Several challenges to be addressed in future work remain open. First of all, we will investigate methods to increase the accuracy of our cooking recognition system. An obvious direction is to couple the air quality sensor with other sensors to recognize the preparation of cold meals. As explained in “Feature engineering” section, the temperature alone is not sufficient to reliably recognize cooking activities, because indoor temperature is influenced by external temperature. A similar point holds for humidity and other factors. In order to mitigate the influence of external conditions, we could include additional data taken from online weather services. Since both the topology of the home and the characteristics of inhabitants (including their number and age distribution) affect the air quality conditions at cooking time, we will investigate techniques to couple our data-driven method with a knowledge-based one, to fine-tune recognition to home’s and inhabitants’ characteristics. Other domain knowledge, such as the expected duration of cooking activities, may be used to improve the recognition rates of our cooking recognition system, and this is a research direction we will pursue. Future work also includes the definition of an effective and engaging conversational interface for interactively filling the food diary, and voice-based identification methods to recognize the current inhabitant in case of multi-resident homes. For such a purpose, one direction we are heading is to employ Google Assistant technology for the human–robot interaction exploiting the APIs and open source tools (e.g.
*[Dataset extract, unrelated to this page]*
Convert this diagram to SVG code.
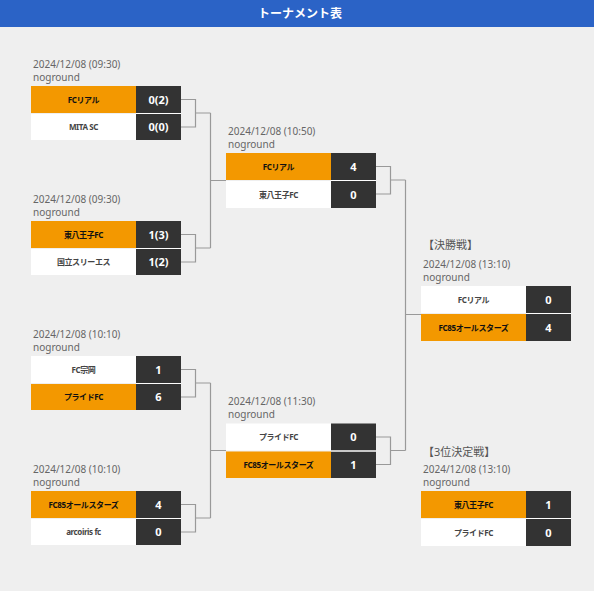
<svg xmlns="http://www.w3.org/2000/svg" width="594" height="591" viewBox="0 0 594 591">
<style>
.bg{fill:#efefef}
.hdr{fill:#2b63c6}
.title{font-family:"Noto Sans CJK JP","Noto Sans",sans-serif;font-size:12px;font-weight:bold;fill:#fff;text-anchor:middle}
.win{fill:#f39800}
.lose{fill:#fff}
.sc{fill:#333}
.info{font-family:"Noto Sans","Noto Sans CJK JP",sans-serif;font-size:10px;fill:#666}
.lbl{font-family:"Noto Sans","Noto Sans CJK JP",sans-serif;font-size:11px;fill:#555}
.name{font-family:"Noto Sans","Noto Sans CJK JP",sans-serif;font-size:8px;font-weight:bold;text-anchor:middle;letter-spacing:-0.4px}
.nw{fill:#111}
.nl{fill:#444}
.score{font-family:"Noto Sans",sans-serif;font-size:11px;font-weight:bold;fill:#fff;text-anchor:middle}
.conn{fill:none;stroke:#999;stroke-width:1.2}
</style>
<rect class="bg" x="0" y="0" width="594" height="591"/>
<g id="header">
<rect class="hdr" x="0" y="0" width="594" height="27"/>
<text class="title" x="300" y="18">トーナメント表</text>
</g>
<g id="connectors">
<path class="conn" d="M181 99.5H195.5V127H181M195.5 113H210.5"/>
<path class="conn" d="M181 234.5H195.5V262H181M195.5 248H210.5"/>
<path class="conn" d="M181 369.5H195.5V397H181M195.5 383H210.5"/>
<path class="conn" d="M181 504.5H195.5V532H181M195.5 518H210.5"/>
<path class="conn" d="M210.5 113V248M210.5 180.5H226"/>
<path class="conn" d="M210.5 383V518M210.5 450.5H226"/>
<path class="conn" d="M376 166.5H390.5V194H376M390.5 180H405.5"/>
<path class="conn" d="M376 437H390.5V464.5H376M390.5 450.5H405.5"/>
<path class="conn" d="M405.5 180V450.5M405.5 314.5H421"/>
</g>
<g id="m1">
<text class="info" x="33" y="67.5">2024/12/08 (09:30)</text>
<text class="info" x="33" y="81">noground</text>
<rect class="win" x="31" y="86" width="105" height="27"/>
<rect class="sc" x="136" y="86" width="45" height="27"/>
<rect class="lose" x="31" y="114" width="105" height="26"/>
<rect class="sc" x="136" y="114" width="45" height="26"/>
<line x1="136" y1="113.5" x2="181" y2="113.5" stroke="#fff" stroke-width="1"/>
<text class="name nw" x="83.5" y="102.5">FCリアル</text>
<text class="name nl" x="83.5" y="130">MITA SC</text>
<text class="score" x="158.5" y="103.5">0(2)</text>
<text class="score" x="158.5" y="131">0(0)</text>
</g>
<g id="m2">
<text class="info" x="33" y="202.5">2024/12/08 (09:30)</text>
<text class="info" x="33" y="216">noground</text>
<rect class="win" x="31" y="221" width="105" height="27"/>
<rect class="sc" x="136" y="221" width="45" height="27"/>
<rect class="lose" x="31" y="249" width="105" height="26"/>
<rect class="sc" x="136" y="249" width="45" height="26"/>
<line x1="136" y1="248.5" x2="181" y2="248.5" stroke="#fff" stroke-width="1"/>
<text class="name nw" x="83.5" y="237.5">東八王子FC</text>
<text class="name nl" x="83.5" y="265">国立スリーエス</text>
<text class="score" x="158.5" y="238.5">1(3)</text>
<text class="score" x="158.5" y="266">1(2)</text>
</g>
<g id="m3">
<text class="info" x="33" y="337.5">2024/12/08 (10:10)</text>
<text class="info" x="33" y="351">noground</text>
<rect class="lose" x="31" y="356" width="105" height="27"/>
<rect class="sc" x="136" y="356" width="45" height="27"/>
<rect class="win" x="31" y="384" width="105" height="26"/>
<rect class="sc" x="136" y="384" width="45" height="26"/>
<line x1="136" y1="383.5" x2="181" y2="383.5" stroke="#fff" stroke-width="1"/>
<text class="name nl" x="83.5" y="372.5">FC宗岡</text>
<text class="name nw" x="83.5" y="400">プライドFC</text>
<text class="score" x="158.5" y="373.5">1</text>
<text class="score" x="158.5" y="401">6</text>
</g>
<g id="m4">
<text class="info" x="33" y="472.5">2024/12/08 (10:10)</text>
<text class="info" x="33" y="486">noground</text>
<rect class="win" x="31" y="491" width="105" height="27"/>
<rect class="sc" x="136" y="491" width="45" height="27"/>
<rect class="lose" x="31" y="519" width="105" height="26"/>
<rect class="sc" x="136" y="519" width="45" height="26"/>
<line x1="136" y1="518.5" x2="181" y2="518.5" stroke="#fff" stroke-width="1"/>
<text class="name nw" x="83.5" y="507.5">FC85オールスターズ</text>
<text class="name nl" x="83.5" y="535">arcoiris fc</text>
<text class="score" x="158.5" y="508.5">4</text>
<text class="score" x="158.5" y="536">0</text>
</g>
<g id="r2a">
<text class="info" x="228" y="134.5">2024/12/08 (10:50)</text>
<text class="info" x="228" y="148">noground</text>
<rect class="win" x="226" y="153" width="105" height="27"/>
<rect class="sc" x="331" y="153" width="45" height="27"/>
<rect class="lose" x="226" y="181" width="105" height="27"/>
<rect class="sc" x="331" y="181" width="45" height="27"/>
<line x1="331" y1="180.5" x2="376" y2="180.5" stroke="#fff" stroke-width="1"/>
<text class="name nw" x="278.5" y="169.5">FCリアル</text>
<text class="name nl" x="278.5" y="197.5">東八王子FC</text>
<text class="score" x="353.5" y="170.5">4</text>
<text class="score" x="353.5" y="198.5">0</text>
</g>
<g id="r2b">
<text class="info" x="228" y="404.5">2024/12/08 (11:30)</text>
<text class="info" x="228" y="418">noground</text>
<rect class="lose" x="226" y="423.5" width="105" height="27"/>
<rect class="sc" x="331" y="423.5" width="45" height="27"/>
<rect class="win" x="226" y="451.5" width="105" height="26.5"/>
<rect class="sc" x="331" y="451.5" width="45" height="26.5"/>
<line x1="331" y1="451" x2="376" y2="451" stroke="#fff" stroke-width="1"/>
<text class="name nl" x="278.5" y="440">プライドFC</text>
<text class="name nw" x="278.5" y="467.5">FC85オールスターズ</text>
<text class="score" x="353.5" y="441">0</text>
<text class="score" x="353.5" y="468.5">1</text>
</g>
<g id="final">
<text class="lbl" x="423" y="249">【決勝戦】</text>
<text class="info" x="423" y="267.5">2024/12/08 (13:10)</text>
<text class="info" x="423" y="281">noground</text>
<rect class="lose" x="421" y="286" width="105" height="27"/>
<rect class="sc" x="526" y="286" width="45" height="27"/>
<rect class="win" x="421" y="314" width="105" height="27"/>
<rect class="sc" x="526" y="314" width="45" height="27"/>
<line x1="526" y1="313.5" x2="571" y2="313.5" stroke="#fff" stroke-width="1"/>
<text class="name nl" x="473.5" y="302.5">FCリアル</text>
<text class="name nw" x="473.5" y="330.5">FC85オールスターズ</text>
<text class="score" x="548.5" y="303.5">0</text>
<text class="score" x="548.5" y="331.5">4</text>
</g>
<g id="third">
<text class="lbl" x="423" y="455.5">【3位決定戦】</text>
<text class="info" x="423" y="472.5">2024/12/08 (13:10)</text>
<text class="info" x="423" y="486">noground</text>
<rect class="win" x="421" y="491" width="105" height="27"/>
<rect class="sc" x="526" y="491" width="45" height="27"/>
<rect class="lose" x="421" y="519" width="105" height="27"/>
<rect class="sc" x="526" y="519" width="45" height="27"/>
<line x1="526" y1="518.5" x2="571" y2="518.5" stroke="#fff" stroke-width="1"/>
<text class="name nw" x="473.5" y="507.5">東八王子FC</text>
<text class="name nl" x="473.5" y="535.5">プライドFC</text>
<text class="score" x="548.5" y="508.5">1</text>
<text class="score" x="548.5" y="536.5">0</text>
</g>
</svg>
DialogFlow) that Google makes available to the community. We would like to extend the vocabulary we have defined according to Semantic Web best practices in order to have a more comprehensive ontology involving all the food items that might be cooked according to any international recipes. Finally, we plan to execute extensive tests and a much more comprehensive evaluation of the human robot interaction approach based on our preliminary use case prototype implementation.